Guest opinion: Bad policy led to wildfires and blackouts

Mickie Winkler

BY MICKIE WINKLER

Believe it or not the phrase “fighting fire with fire” refers to the practice, by pioneers as early as 1850, of starting controlled burns to prevent the uncontrolled spread of wildfires.

It is now 2020. Wildfires are raging out of control all around us — as they did last year and the year before that.

When I was in Bozeman, Mont., in 2018 the smoke from California fires choked us up.

I wish I could say that we are using 19th century techniques in the 21st century — like fighting fire with fire — but alas, we are not.

Have we heard that our climate is warming? Or that pollution is bad? These fires wipe out years of pollution-
fighting effort.

Yes, the Camp Fire was sparked by an antiquated mismanaged electrical system, while the current fires are heat- and lightning-induced, but the subsequent spread is due to the combustible brush we fail to eliminate that fuels the fire. We haven’t removed the brush and bug-infested trees these fires consume — despite decades and decades of advice to the contrary.

This is not a minor mistake you know.

And while we’ve rejected an effective fire prevention plan, we also have allowed our electric grid to become
inadequate.

We have closed down gas-fired electric power plants too quickly in our quest to rely exclusively on renewable
energy.
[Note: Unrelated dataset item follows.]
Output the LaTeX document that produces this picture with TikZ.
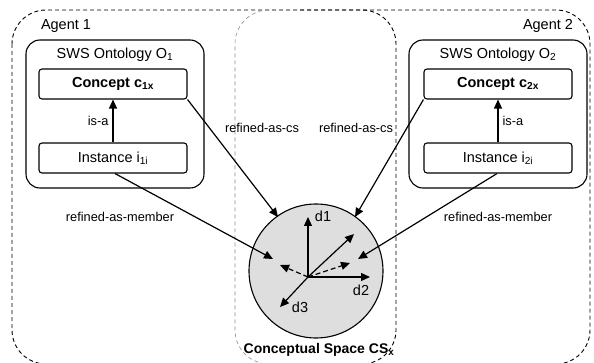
\documentclass[tikz,border=0pt]{standalone}
\usepackage{fontspec}
\setmainfont{Liberation Sans}
\usetikzlibrary{arrows.meta}
\begin{document}
\begin{tikzpicture}[x=1pt,y=-1pt,
  region/.style={draw=black,line width=0.9pt,dash pattern=on 4pt off 3pt},
  gregion/.style={draw=black!45,line width=0.6pt,dash pattern=on 4pt off 3pt},
  ontobox/.style={draw,line width=1.1pt,rounded corners=14pt,minimum width=178pt,minimum height=148pt,inner sep=0pt},
  item/.style={draw,line width=1.1pt,rounded corners=3pt,minimum width=148pt,minimum height=30pt,inner sep=0pt,font=\fontsize{14.5}{17}\selectfont},
  lbl/.style={inner sep=0pt,font=\fontsize{14.5}{17}\selectfont},
  small/.style={inner sep=0pt,font=\fontsize{12.8}{15}\selectfont},
  arr/.style={line width=1.2pt,-{Triangle[length=9pt,width=8pt]}},
  darr/.style={line width=1.2pt,dash pattern=on 5pt off 3pt,-{Triangle[length=9pt,width=8pt]}}]
\useasboundingbox (0,0) rectangle (594,363);
% regions
\draw[region,rounded corners=34pt] (12,10) rectangle (396,364);
\draw[gregion,rounded corners=34pt] (300,364) -- (235,364) -- (235,10) -- (300,10);
\draw[region,rounded corners=34pt] (300,10) -- (590,10) -- (590,364) -- (300,364);
\node[lbl] (ag1) at (66,26) {Agent 1};
\node[lbl] (ag2) at (548,26) {Agent 2};
\node[lbl,font=\fontsize{14}{17}\selectfont\bfseries] (csl) at (319,350) {Conceptual Space CS\textsubscript{x}};
% ontology 1
\node[ontobox] (o1) at (115,114) {};
\node[lbl] (o1l) at (115,55) {SWS Ontology O\textsubscript{1}};
\node[item,font=\fontsize{14.5}{17}\selectfont\bfseries] (c1) at (113,84) {Concept c\textsubscript{1x}};
\node[item] (i1) at (113,158) {Instance i\textsubscript{1i}};
\draw[arr] (i1.north) -- node[small,left=4pt] {is-a} (c1.south);
% ontology 2
\node[ontobox] (o2) at (498,114) {};
\node[lbl] (o2l) at (498,55) {SWS Ontology O\textsubscript{2}};
\node[item,font=\fontsize{14.5}{17}\selectfont\bfseries] (c2) at (498,84) {Concept c\textsubscript{2x}};
\node[item] (i2) at (498,158) {Instance i\textsubscript{2i}};
\draw[arr] (i2.north) -- node[small,right=4pt] {is-a} (c2.south);
% conceptual space circle
\node[circle,draw,line width=1.1pt,fill=black!13,minimum size=134pt,inner sep=0pt] (cs) at (316,271) {};
\coordinate (org) at (308,277);
\coordinate (d1e) at (308,217);
\coordinate (d2e) at (370,277);
\coordinate (d3e) at (280,307);
\coordinate (d4e) at (354,234);
\draw[arr] (org) -- (d1e);
\draw[arr] (org) -- (d2e);
\draw[arr] (org) -- (d3e);
\draw[arr] (org) -- (d4e);
\node[lbl] (d1l) at (323,216) {d1};
\node[lbl] (d2l) at (361,290) {d2};
\node[lbl] (d3l) at (300,307) {d3};
\coordinate (m1) at (280,265);
\coordinate (m2) at (350,263);
\draw[darr] (org) -- (m1);
\draw[darr] (org) -- (m2);
% connectors
\coordinate (t1) at (278,217);
\coordinate (t2) at (355,217);
\coordinate (t3) at (273,259);
\coordinate (t4) at (358,259);
\draw[arr] (c1.south east) -- (t1);
\draw[arr] (c2.south west) -- (t2);
\draw[arr] ([xshift=2pt]i1.south) -- (t3);
\draw[arr] ([xshift=-1pt]i2.south) -- (t4);
\node[small] (rc1) at (262,128) {refined-as-cs};
\node[small] (rc2) at (356,128) {refined-as-cs};
\node[small] (rm1) at (120,217) {refined-as-member};
\node[small] (rm2) at (498,217) {refined-as-member};
\end{tikzpicture}
\end{document}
Now, in a heat- or fire-induced emergency, we simply do not have the renewable-energy capacity to provide enough electricity to this warming and drought-ridden state. By the way, solar energy output is also reduced by smoke.

We’ve put our climate change, fire management, electrical dependency, social equity and cost-of-living issues in separate boxes. Together our policies are coming up short on all fronts.
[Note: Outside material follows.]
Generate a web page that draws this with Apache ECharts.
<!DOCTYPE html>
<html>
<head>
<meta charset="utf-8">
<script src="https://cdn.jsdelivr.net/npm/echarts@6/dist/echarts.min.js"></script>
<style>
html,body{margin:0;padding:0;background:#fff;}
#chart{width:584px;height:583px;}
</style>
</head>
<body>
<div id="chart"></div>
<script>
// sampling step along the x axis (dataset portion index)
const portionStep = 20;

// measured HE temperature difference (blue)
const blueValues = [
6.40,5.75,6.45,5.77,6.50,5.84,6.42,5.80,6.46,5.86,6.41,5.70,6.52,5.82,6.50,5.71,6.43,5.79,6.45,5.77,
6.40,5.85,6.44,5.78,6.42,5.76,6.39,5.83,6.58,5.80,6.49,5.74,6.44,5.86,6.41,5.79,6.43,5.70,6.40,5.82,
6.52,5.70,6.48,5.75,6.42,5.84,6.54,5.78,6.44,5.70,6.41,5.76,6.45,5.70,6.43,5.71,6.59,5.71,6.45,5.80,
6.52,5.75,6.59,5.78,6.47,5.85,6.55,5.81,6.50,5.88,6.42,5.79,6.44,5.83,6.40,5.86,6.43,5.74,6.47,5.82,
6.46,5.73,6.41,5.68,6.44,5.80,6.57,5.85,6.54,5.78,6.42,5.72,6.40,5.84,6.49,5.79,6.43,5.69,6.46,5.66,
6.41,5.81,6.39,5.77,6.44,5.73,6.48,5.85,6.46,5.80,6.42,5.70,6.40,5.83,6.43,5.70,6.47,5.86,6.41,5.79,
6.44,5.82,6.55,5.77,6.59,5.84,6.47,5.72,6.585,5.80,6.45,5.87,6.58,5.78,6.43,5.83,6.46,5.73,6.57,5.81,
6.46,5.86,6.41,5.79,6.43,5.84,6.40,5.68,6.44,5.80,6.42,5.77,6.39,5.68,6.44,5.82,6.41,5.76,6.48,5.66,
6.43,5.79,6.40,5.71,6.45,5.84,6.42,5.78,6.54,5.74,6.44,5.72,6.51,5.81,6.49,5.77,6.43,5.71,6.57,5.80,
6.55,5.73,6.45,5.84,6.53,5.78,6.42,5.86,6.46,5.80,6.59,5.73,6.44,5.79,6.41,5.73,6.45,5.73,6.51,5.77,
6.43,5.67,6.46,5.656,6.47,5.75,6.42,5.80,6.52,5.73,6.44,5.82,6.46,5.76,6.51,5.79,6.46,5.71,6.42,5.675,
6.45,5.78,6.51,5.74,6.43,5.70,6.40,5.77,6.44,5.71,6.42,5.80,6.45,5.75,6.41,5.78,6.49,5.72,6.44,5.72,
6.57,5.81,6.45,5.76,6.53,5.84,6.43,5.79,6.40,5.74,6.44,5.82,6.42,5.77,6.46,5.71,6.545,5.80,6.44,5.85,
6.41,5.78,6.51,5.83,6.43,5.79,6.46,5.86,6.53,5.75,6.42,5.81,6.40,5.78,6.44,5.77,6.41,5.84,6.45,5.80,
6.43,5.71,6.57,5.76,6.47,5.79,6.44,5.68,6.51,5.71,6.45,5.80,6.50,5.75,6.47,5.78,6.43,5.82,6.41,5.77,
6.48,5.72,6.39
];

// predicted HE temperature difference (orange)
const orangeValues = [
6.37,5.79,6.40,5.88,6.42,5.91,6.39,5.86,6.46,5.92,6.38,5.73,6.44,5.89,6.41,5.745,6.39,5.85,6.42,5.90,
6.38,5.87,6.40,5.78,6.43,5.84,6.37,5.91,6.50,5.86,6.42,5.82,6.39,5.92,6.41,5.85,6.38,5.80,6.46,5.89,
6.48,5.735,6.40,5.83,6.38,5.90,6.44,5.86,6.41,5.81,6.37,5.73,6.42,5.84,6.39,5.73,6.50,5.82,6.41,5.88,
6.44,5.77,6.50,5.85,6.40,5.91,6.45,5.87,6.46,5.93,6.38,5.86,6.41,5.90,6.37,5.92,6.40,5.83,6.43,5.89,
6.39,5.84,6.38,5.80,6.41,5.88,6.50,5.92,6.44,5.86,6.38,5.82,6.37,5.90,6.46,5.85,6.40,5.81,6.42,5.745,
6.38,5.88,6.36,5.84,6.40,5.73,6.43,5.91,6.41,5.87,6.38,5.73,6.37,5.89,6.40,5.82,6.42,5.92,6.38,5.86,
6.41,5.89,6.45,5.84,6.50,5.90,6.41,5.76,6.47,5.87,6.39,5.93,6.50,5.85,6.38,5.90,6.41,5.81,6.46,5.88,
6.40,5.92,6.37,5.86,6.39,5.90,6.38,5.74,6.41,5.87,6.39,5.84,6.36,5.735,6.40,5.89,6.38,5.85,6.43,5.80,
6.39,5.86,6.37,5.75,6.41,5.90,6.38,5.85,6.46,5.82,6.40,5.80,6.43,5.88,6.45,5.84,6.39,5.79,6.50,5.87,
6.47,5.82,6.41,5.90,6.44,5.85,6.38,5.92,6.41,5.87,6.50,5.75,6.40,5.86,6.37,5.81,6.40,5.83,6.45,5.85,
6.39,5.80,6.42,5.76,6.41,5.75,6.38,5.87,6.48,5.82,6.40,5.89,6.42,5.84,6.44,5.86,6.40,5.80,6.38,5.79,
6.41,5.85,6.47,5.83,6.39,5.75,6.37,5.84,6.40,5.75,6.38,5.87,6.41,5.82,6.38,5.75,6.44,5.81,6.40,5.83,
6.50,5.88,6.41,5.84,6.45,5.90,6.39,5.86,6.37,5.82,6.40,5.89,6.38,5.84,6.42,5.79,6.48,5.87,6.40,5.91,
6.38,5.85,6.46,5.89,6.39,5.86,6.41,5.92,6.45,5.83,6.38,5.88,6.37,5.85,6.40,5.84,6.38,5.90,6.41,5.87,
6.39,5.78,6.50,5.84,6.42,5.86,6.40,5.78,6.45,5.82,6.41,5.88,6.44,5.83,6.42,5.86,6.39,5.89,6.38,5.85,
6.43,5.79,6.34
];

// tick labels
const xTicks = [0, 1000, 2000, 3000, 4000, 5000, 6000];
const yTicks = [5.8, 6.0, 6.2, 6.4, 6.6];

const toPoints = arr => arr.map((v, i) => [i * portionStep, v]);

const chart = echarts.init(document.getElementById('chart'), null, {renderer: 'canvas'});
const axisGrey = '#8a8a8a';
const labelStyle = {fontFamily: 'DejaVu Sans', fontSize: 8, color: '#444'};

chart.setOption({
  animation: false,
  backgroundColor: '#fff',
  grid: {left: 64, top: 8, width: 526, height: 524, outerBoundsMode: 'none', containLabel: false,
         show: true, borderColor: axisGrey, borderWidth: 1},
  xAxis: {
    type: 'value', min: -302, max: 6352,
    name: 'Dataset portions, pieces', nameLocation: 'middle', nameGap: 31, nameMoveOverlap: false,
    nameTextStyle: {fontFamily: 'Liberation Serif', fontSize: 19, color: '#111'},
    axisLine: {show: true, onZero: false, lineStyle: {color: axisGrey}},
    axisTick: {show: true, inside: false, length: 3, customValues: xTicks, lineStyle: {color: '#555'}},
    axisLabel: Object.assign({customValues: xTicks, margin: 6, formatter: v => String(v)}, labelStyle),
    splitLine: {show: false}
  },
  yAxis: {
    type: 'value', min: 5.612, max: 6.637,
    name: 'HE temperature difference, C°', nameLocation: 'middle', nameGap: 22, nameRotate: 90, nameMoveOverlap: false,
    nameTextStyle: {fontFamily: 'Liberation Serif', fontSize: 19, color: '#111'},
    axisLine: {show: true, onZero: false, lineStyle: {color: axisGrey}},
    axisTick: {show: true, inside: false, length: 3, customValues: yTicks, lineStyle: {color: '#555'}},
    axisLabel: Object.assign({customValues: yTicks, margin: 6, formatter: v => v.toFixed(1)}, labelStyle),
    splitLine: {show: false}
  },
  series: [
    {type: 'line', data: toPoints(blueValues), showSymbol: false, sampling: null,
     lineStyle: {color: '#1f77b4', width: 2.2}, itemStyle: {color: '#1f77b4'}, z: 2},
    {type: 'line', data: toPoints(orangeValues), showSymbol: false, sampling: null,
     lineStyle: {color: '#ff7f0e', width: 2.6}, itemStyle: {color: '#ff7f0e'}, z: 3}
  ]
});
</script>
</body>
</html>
Our policies cause pollution and they deprive of us electricity. Like gas taxes and highway tolls, which are justified on environmental grounds, they are hardest on the poor. And of course they are enormously and predictably expensive — as the cost of our recurring wildfires demonstrate.

What a needless mess.

Mickie Winkler, a retired business woman, served on the Menlo Park City Council from 2002-06 and was mayor in 2005. She’s now a Palo Alto resident. Her book, “Politics, Police, and Other Fun Stuff,” will, according to her publisher, be in bookstores soon.

2 Comments

  1. I agree Mickie, This new “green deal” is really just a euphemism for higher taxes and lower standards of living. “green” makes it sound like wecare saving the rainforest, but has proven a failure and short-sighted, and the democrats want to take advantage of this false covid hoax to push even higher taxes and fees on an already battered economy that they shut down. I will vote republican and will vot Newsom out because I disfavored the lockdowns from the beginning

  2. Mickie, you haven’t been to the Sierra Nevadas recently. There are ENORMOUS numbers of trees being cut and removed along with branches and downfall. There are also numerous controlled burns being executed by various federal and state agencies. The smoke can be quite bad at times and there is a constant stream of the logging trucks carrying dead pine trees down the mountain. This is what we see in Calaveras County and it may not be true in the Santa Cruz mountains but there is a lot of private land there. This isn’t a political issue.

    As far as the previous respondent’s comment, it should be deleted by the Editor as he inserted a lie about the COVID Pandemic claiming it’s a hoax. Sad state of mind for that individual!